Even though hist has been used, the figure above is NOT A HISTOGRAM. It misleadingly exaggerates the movies grossing at least 500 million dollars. The height of each bar is simply plotted at the number of movies in the bin, without accounting for the difference in the widths of the bins. In this count-based figure, the shape of the distribution of movies is lost entirely.

7.2.8. Flat Tops and the Level of Detail#

Even though the density scale correctly represents percents using area, some detail is lost by grouping values into bins.

Take another look at the [400, 500) bin in the figure below. The flat top of the bar, at the level 0.3% per million dollars, hides the fact that the movies are somewhat unevenly distributed across that bin.

millions.hist('Adjusted Gross', bins=uneven, unit="Million Dollars")
../../../_images/Visualizing_Numerical_Distributions_36_0.png

To see this, let us split the [400, 500) bin into 10 narrower bins, each of width 10 million dollars.

some_tiny_bins = make_array(
    300, 350, 400, 410, 420, 430, 440, 450, 460, 470, 480, 490, 500, 1800)
millions.hist('Adjusted Gross', bins=some_tiny_bins, unit='Million Dollars')
../../../_images/Visualizing_Numerical_Distributions_38_0.png

Some of the skinny bars are taller than 0.3 and others are shorter. By putting a flat top at the level 0.3 across the whole bin, we are deciding to ignore the finer detail and are using the flat level as a rough approximation. Often, though not always, this is sufficient for understanding the general shape of the distribution.

The height as a rough approximation. This observation gives us a different way of thinking about the height. Look again at the [400, 500) bin in the earlier histograms. As we have seen, the bin is 100 million dollars wide and contains 30% of the data. Therefore the height of the corresponding bar is 0.3% per million dollars.

Now think of the bin as consisting of 100 narrow bins that are each 1 million dollars wide. The bar’s height of “0.3% per million dollars” means that as a rough approximation, 0.3% of the movies are in each of those 100 skinny bins of width 1 million dollars.

We have the entire dataset that is being used to draw the histograms. So we can draw the histograms to as fine a level of detail as the data and our patience will allow. Smaller bins will lead to a more detailed picture. However, if you are looking at a histogram in a book or on a website, and you don’t have access to the underlying dataset, then it becomes important to have a clear understanding of the “rough approximation” created by the flat tops.

7.2.9. Computing All Heights#

We know how to find the height of each histogram bar. Let’s use that to develop code that computes all the heights at once.

We will use the histogram below as our example. The bins are specified in the array uneven.

millions.hist('Adjusted Gross', bins=uneven, unit="Million Dollars")
../../../_images/Visualizing_Numerical_Distributions_41_0.png

We will start by getting the counts in the bins.

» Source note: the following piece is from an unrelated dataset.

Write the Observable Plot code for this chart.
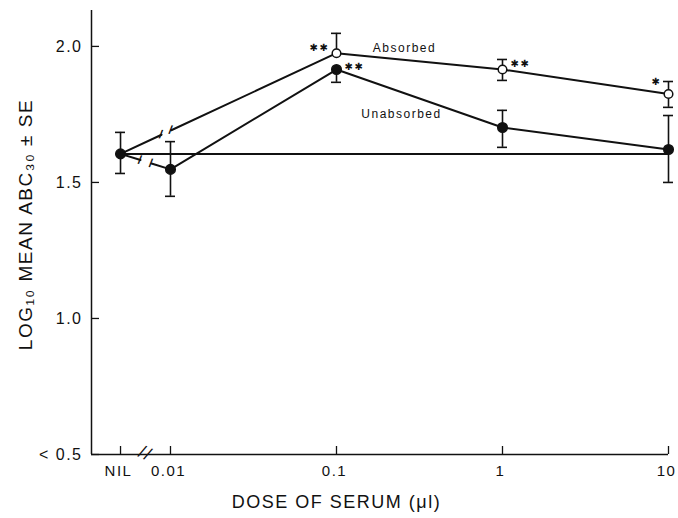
<!DOCTYPE html>
<html><head><meta charset="utf-8">
<script src="https://cdn.jsdelivr.net/npm/d3@7"></script>
<script src="https://cdn.jsdelivr.net/npm/@observablehq/plot@0.6"></script>
<style>body{margin:0;background:#fff} svg{display:block}</style>
</head><body><div id="chart"></div>
<script>
// ---- data ----
const doseLabels = ["NIL", "0.01", "0.1", "1", "10"];
const doseValues = [0.005, 0.01, 0.1, 1, 10]; // NIL column sits left of the axis break
const absorbedMean   = [1.605, null, 1.975, 1.915, 1.825];
const absorbedLow    = [null,  null, null,  1.875, 1.776];
const absorbedHigh   = [null,  null, 2.048, 1.952, 1.871];
const unabsorbedMean = [1.605, 1.548, 1.915, 1.702, 1.621];
const unabsorbedLow  = [1.533, 1.449, 1.868, 1.629, 1.500];
const unabsorbedHigh = [1.684, 1.650, null,  1.765, 1.746];
const absorbedSig    = ["", "", "**", "**", "*"];
const unabsorbedSig  = ["", "", "**", "", ""];
const baselineValue = 1.605;
const yTicks = [0.5, 1.0, 1.5, 2.0];
const yTickLabels = ["< 0.5", "1.0", "1.5", "2.0"];
const xTitle = "DOSE OF SERUM (\u03bcl)";
const yTitle = "LOG\u2081\u2080 MEAN ABC\u2083\u2080 \u00b1 SE";

// ---- build tables ----
const rows = (series, mean, lo, hi, sig) => doseLabels.map((d, i) => ({
  series, dose: d, x: doseValues[i], y: mean[i], lo: lo[i], hi: hi[i], sig: sig[i]
})).filter(r => r.y != null);
const abs = rows("Absorbed", absorbedMean, absorbedLow, absorbedHigh, absorbedSig);
const unabs = rows("Unabsorbed", unabsorbedMean, unabsorbedLow, unabsorbedHigh, unabsorbedSig);
const all = abs.concat(unabs);

// interpolation along a segment in log-x space (straight on screen)
const along = (p, q, t) => ({
  x: Math.pow(10, Math.log10(p.x) + t * (Math.log10(q.x) - Math.log10(p.x))),
  y: p.y + t * (q.y - p.y)
});
// broken first segment (from NIL) for each series
function brokenLine(series, t0, t1) {
  const a = series[0], b = series[1];
  const g0 = along(a, b, t0), g1 = along(a, b, t1);
  return {
    pieces: [
      [a, g0].map(p => ({...p, part: 0})),
      [g1, ...series.slice(1)].map(p => ({...p, part: 1}))
    ].flat(),
    marks: [g0, g1]
  };
}
const absLine = brokenLine(abs, 0.19, 0.235);
const unabsLine = brokenLine(unabs, 0.40, 0.62);

const xMin = 0.003343, yMax = 2.132;
const ink = "#111";
const star = s => s.replace(/\*/g, "\u2731");

const sigMark = (r, dx, dy) => Plot.text([r], {x: "x", y: "y", text: d => star(d.sig), dx, dy,
  fontFamily: "DejaVu Sans", fontSize: 10, fill: ink});

const plot = Plot.plot({
  width: 678, height: 518,
  marginLeft: 91, marginRight: 10, marginTop: 10, marginBottom: 64,
  x: {type: "log", domain: [xMin, 10], axis: null},
  y: {domain: [0.5, yMax], axis: null},
  style: {fontFamily: "Liberation Sans, Arial, sans-serif", background: "#fff", color: ink, letterSpacing: "1.5px"},
  marks: [
    // axes
    Plot.ruleX([xMin], {stroke: ink, strokeWidth: 1.5}),
    Plot.ruleY([0.5], {x1: xMin, x2: 10, stroke: ink, strokeWidth: 1.5}),
    Plot.ruleY(yTicks, {y: d => d, x1: xMin, x2: xMin, insetRight: -8, stroke: ink, strokeWidth: 1.3}),
    Plot.ruleX(doseValues, {x: d => d, y1: 0.5, y2: 0.5, insetTop: -8, stroke: ink, strokeWidth: 1.3}),
    Plot.text(yTicks, {x: xMin, y: d => d, text: (d, i) => yTickLabels[i], textAnchor: "end", dx: -9, fontSize: 16, fill: ink}),
    Plot.text(doseLabels, {x: doseValues, y: 0.5, text: d => d, dx: -2, dy: 17, fontSize: 15, fill: ink}),
    Plot.text(["//"], {x: Math.sqrt(doseValues[0] * doseValues[1]), y: 0.5, text: d => d, fontSize: 18, rotate: 25, fill: ink, dy: -1}),
    Plot.text([xTitle], {x: doseValues[2], y: 0.5, text: d => d, dy: 48, fontSize: 18, fill: ink}),
    Plot.text([yTitle], {frameAnchor: "left", textAnchor: "middle", text: d => d, rotate: -90, dx: -66, dy: -8, fontSize: 19, fill: ink}),
    // baseline
    Plot.ruleY([baselineValue], {x1: doseValues[0], x2: doseValues[4], stroke: ink, strokeWidth: 2}),
    // series lines with break
    Plot.line(absLine.pieces, {x: "x", y: "y", z: "part", stroke: ink, strokeWidth: 2}),
    Plot.line(unabsLine.pieces, {x: "x", y: "y", z: "part", stroke: ink, strokeWidth: 2}),
    Plot.text(absLine.marks.concat(unabsLine.marks), {x: "x", y: "y", text: () => "/", fontSize: 12, fontWeight: "bold", fill: ink, rotate: 10}),
    // error bars
    Plot.ruleX(all.filter(r => r.lo != null), {x: "x", y1: "y", y2: "lo", stroke: ink, strokeWidth: 1.6}),
    Plot.ruleX(all.filter(r => r.hi != null), {x: "x", y1: "y", y2: "hi", stroke: ink, strokeWidth: 1.6}),
    Plot.ruleY(all.filter(r => r.lo != null), {y: "lo", x1: "x", x2: "x", insetLeft: -5, insetRight: -5, stroke: ink, strokeWidth: 1.6}),
    Plot.ruleY(all.filter(r => r.hi != null), {y: "hi", x1: "x", x2: "x", insetLeft: -5, insetRight: -5, stroke: ink, strokeWidth: 1.6}),
    // points
    Plot.dot(unabs, {x: "x", y: "y", r: 4.8, fill: ink, stroke: ink}),
    Plot.dot(abs.filter(r => r.dose !== "NIL"), {x: "x", y: "y", r: 4.3, fill: "#fff", stroke: ink, strokeWidth: 1.5}),
    // series labels
    Plot.text(abs.filter(r => r.dose === "0.1"), {x: "x", y: "y", text: "series", dx: 68, dy: -5, fontSize: 12, fill: ink}),
    Plot.text(unabs.filter(r => r.dose === "0.1"), {x: "x", y: "y", text: "series", dx: 65, dy: 45, fontSize: 12, fill: ink}),
    // significance marks
    sigMark(abs.find(r => r.dose === "0.1"), -17, -5),
    sigMark(unabs.find(r => r.dose === "0.1"), 18, -3),
    sigMark(abs.find(r => r.dose === "1"), 18, -6),
    sigMark(abs.find(r => r.dose === "10"), -12, -12)
  ]
});
document.getElementById("chart").appendChild(plot);
</script>
</body></html>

histogram_elements = millions.bin('Adjusted Gross', bins=uneven).relabeled(1, 'count')
histogram_elements
bin count
300 14
350 54
400 60
500 72
1800 0

We can now add a column containing the percent in each bin.

total_count = sum(histogram_elements.column('count'))
percents = np.round(100*histogram_elements.column('count')/total_count, 2)
histogram_elements = histogram_elements.with_columns('percent', percents)
histogram_elements
bin count percent
300 14 7
350 54 27
400 60 30
500 72 36
1800 0 0

Column 0 contains the left ends of all the bins, except for its last element which is the right end of the last bin. So we can use np.diff to find the widths of all the bins. Then we will add the widths to the histogram_elements table, by first removing the last row.

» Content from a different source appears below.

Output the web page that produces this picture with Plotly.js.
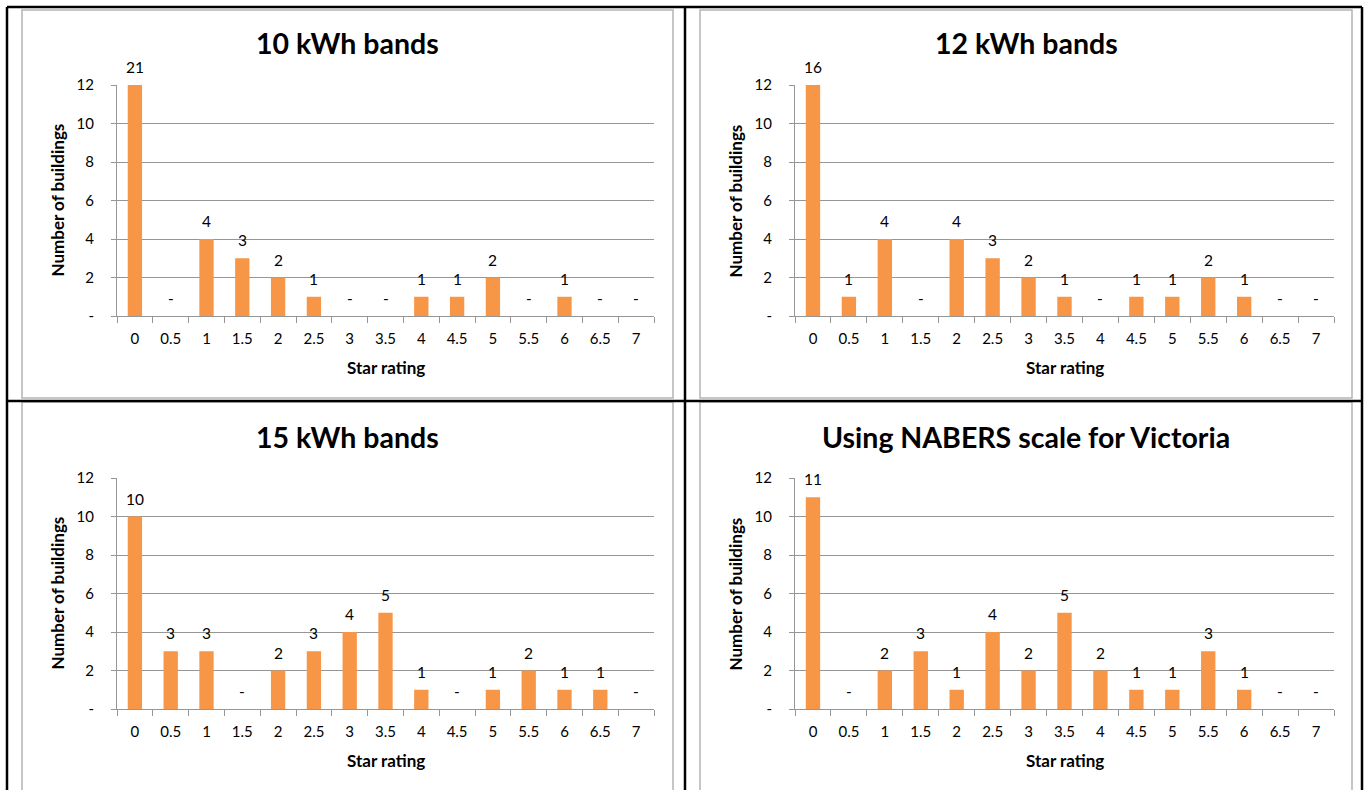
<!DOCTYPE html>
<html>
<head>
<meta charset="utf-8">
<script src="https://cdn.plot.ly/plotly-3.0.1.min.js"></script>
<style>
  html, body { margin: 0; padding: 0; background: #ffffff; }
  #chart { width: 1368px; height: 790px; }
</style>
</head>
<body>
<div id="chart"></div>
<script>
// ---- data ----
const starRatings = ['0','0.5','1','1.5','2','2.5','3','3.5','4','4.5','5','5.5','6','6.5','7'];
const titles = ['10 kWh bands', '12 kWh bands', '15 kWh bands', 'Using NABERS scale for Victoria'];
const bands10 = [21, 0, 4, 3, 2, 1, 0, 0, 1, 1, 2, 0, 1, 0, 0];
const bands12 = [16, 1, 4, 0, 4, 3, 2, 1, 0, 1, 1, 2, 1, 0, 0];
const bands15 = [10, 3, 3, 0, 2, 3, 4, 5, 1, 0, 1, 2, 1, 1, 0];
const nabersVic = [11, 0, 2, 3, 1, 4, 2, 5, 2, 1, 1, 3, 1, 0, 0];
const yTickVals = [0, 2, 4, 6, 8, 10, 12];
const yTickText = ['-', '2', '4', '6', '8', '10', '12'];
const xAxisTitle = 'Star rating';
const yAxisTitle = 'Number of buildings';

// ---- layout helpers ----
const W = 1368, H = 790;
const px = v => v / W;
const py = v => 1 - v / H;
const FONT = 'Lato, "Open Sans", sans-serif';
const ORANGE = '#F79646';
const GRID = '#969696';
const Y_MAX = 12;

const panels = [
  { vals: bands10,   title: titles[0], x0: 117, x1: 654,  y0: 85,  y1: 316, fx0: 22,  fx1: 673,  fy0: 10,  fy1: 398, ty: 43 },
  { vals: bands12,   title: titles[1], x0: 795, x1: 1334, y0: 85,  y1: 316, fx0: 700, fx1: 1352, fy0: 10,  fy1: 398, ty: 43 },
  { vals: bands15,   title: titles[2], x0: 117, x1: 654,  y0: 478, y1: 709, fx0: 22,  fx1: 673,  fy0: 402, fy1: 800, ty: 437 },
  { vals: nabersVic, title: titles[3], x0: 795, x1: 1334, y0: 478, y1: 709, fx0: 700, fx1: 1352, fy0: 402, fy1: 800, ty: 437 }
];

const traces = [];
const annotations = [];
const shapes = [];
const layout = {
  width: W, height: H,
  margin: { l: 0, r: 0, t: 0, b: 0 },
  paper_bgcolor: '#ffffff',
  plot_bgcolor: 'rgba(0,0,0,0)',
  showlegend: false,
  bargap: 0.6,
  font: { family: FONT, color: '#000000', size: 14 }
};

panels.forEach((p, i) => {
  const n = i === 0 ? '' : String(i + 1);
  const xa = 'x' + n, ya = 'y' + n;

  // chart frame (light grey)
  shapes.push({
    type: 'rect', xref: 'paper', yref: 'paper',
    x0: px(p.fx0), x1: px(p.fx1), y0: py(p.fy1), y1: py(p.fy0),
    line: { color: '#b4b4b4', width: 1.5 }, fillcolor: 'rgba(0,0,0,0)', layer: 'below'
  });

  traces.push({
    type: 'bar', x: starRatings, y: p.vals, xaxis: xa, yaxis: ya,
    marker: { color: ORANGE, line: { width: 0 } },
    hoverinfo: 'x+y', cliponaxis: true
  });

  layout['xaxis' + n] = {
    domain: [px(p.x0), px(p.x1)], anchor: ya,
    type: 'category', categoryorder: 'array', categoryarray: starRatings,
    range: [-0.5, starRatings.length - 0.5],
    showline: true, linecolor: GRID, linewidth: 1,
    ticks: 'outside', tickson: 'boundaries', ticklen: 6, tickcolor: GRID, tickwidth: 1,
    ticklabelstandoff: 9,
    showgrid: false, zeroline: false,
    tickfont: { family: FONT, size: 15, color: '#000' },
    fixedrange: true
  };
  layout['yaxis' + n] = {
    domain: [py(p.y1), py(p.y0)], anchor: xa,
    range: [0, Y_MAX],
    tickmode: 'array', tickvals: yTickVals, ticktext: yTickText,
    showline: true, linecolor: GRID, linewidth: 1,
    ticks: 'outside', ticklen: 5, tickcolor: GRID, tickwidth: 1,
    ticklabelstandoff: 14,
    showgrid: true, gridcolor: GRID, gridwidth: 1,
    zeroline: false,
    tickfont: { family: FONT, size: 15, color: '#000' },
    fixedrange: true
  };

  // data labels (x given as category index)
  p.vals.forEach((v, k) => {
    annotations.push({
      xref: xa, yref: ya, x: k, y: Math.min(v, Y_MAX),
      text: v === 0 ? '-' : String(v),
      showarrow: false, yanchor: 'bottom', xanchor: 'center', yshift: 7,
      font: { family: FONT, size: 15.5, color: '#000' }
    });
  });

  // chart title
  annotations.push({
    xref: 'paper', yref: 'paper',
    x: px((p.fx0 + p.fx1) / 2), y: py(p.ty),
    text: '<b>' + p.title + '</b>', showarrow: false,
    xanchor: 'center', yanchor: 'middle',
    font: { family: FONT, size: 28.5, color: '#000' }
  });
  // axis titles
  annotations.push({
    xref: 'paper', yref: 'paper',
    x: px((p.x0 + p.x1) / 2), y: py(p.y1 + 51),
    text: '<b>' + xAxisTitle + '</b>', showarrow: false,
    xanchor: 'center', yanchor: 'middle',
    font: { family: FONT, size: 17, color: '#000' }
  });
  annotations.push({
    xref: 'paper', yref: 'paper',
    x: px(p.x0 - 60), y: py((p.y0 + p.y1) / 2),
    text: '<b>' + yAxisTitle + '</b>', showarrow: false, textangle: -90,
    xanchor: 'center', yanchor: 'middle',
    font: { family: FONT, size: 17, color: '#000' }
  });
});

// table borders (black)
const black = { color: '#000000', width: 2.5 };
[
  [7, 7, 1362, 7],      // top
  [7, 7, 7, 800],       // left
  [1362, 7, 1362, 800], // right
  [685, 7, 685, 800],   // middle vertical
  [7, 401, 1362, 401]   // middle horizontal
].forEach(l => shapes.push({
  type: 'line', xref: 'paper', yref: 'paper',
  x0: px(l[0]), y0: py(l[1]), x1: px(l[2]), y1: py(l[3]), line: black
}));

layout.shapes = shapes;
layout.annotations = annotations;

Plotly.newPlot('chart', traces, layout, { displayModeBar: false, staticPlot: true });
</script>
</body>
</html>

bin_widths = np.diff(histogram_elements.column('bin'))
num_bins = histogram_elements.num_rows - 1    # the number of bins
histogram_elements = histogram_elements.take(
    np.arange(num_bins)).with_columns(
    'width', bin_widths
)
histogram_elements
bin count percent width
300 14 7 50
350 54 27 50
400 60 30 100
500 72 36 1300

Finally, we can add a column of heights.

heights = np.round(
    histogram_elements.column('percent')/histogram_elements.column('width'),2)
histogram_elements = histogram_elements.with_columns('height', heights)
histogram_elements
bin count percent width height
300 14 7 50 0.14
350 54 27 50 0.54
400 60 30 100 0.3
500 72 36 1300 0.03

Here is the histogram again for convenience. Compare it with the table above to confirm that the calculation of heights looks good.

millions.hist('Adjusted Gross', bins=uneven)
../../../_images/Visualizing_Numerical_Distributions_51_0.png

7.2.10. Differences Between Bar Charts and Histograms#

  • Bar charts display one numerical quantity per category. They are often used to display the distributions of categorical variables. Histograms display the distributions of quantitative variables.

  • All the bars in a bar chart have the same width, and there is an equal amount of space between consecutive bars. The bars can be in any order because the distribution is categorical. The bars of a histogram are contiguous; the bins are drawn to scale on the number line.

  • The lengths (or heights, if the bars are drawn vertically) of the bars in a bar chart are proportional to the count in each category. The heights of bars in a histogram measure densities; the areas of bars in a histogram are proportional to the counts in the bins.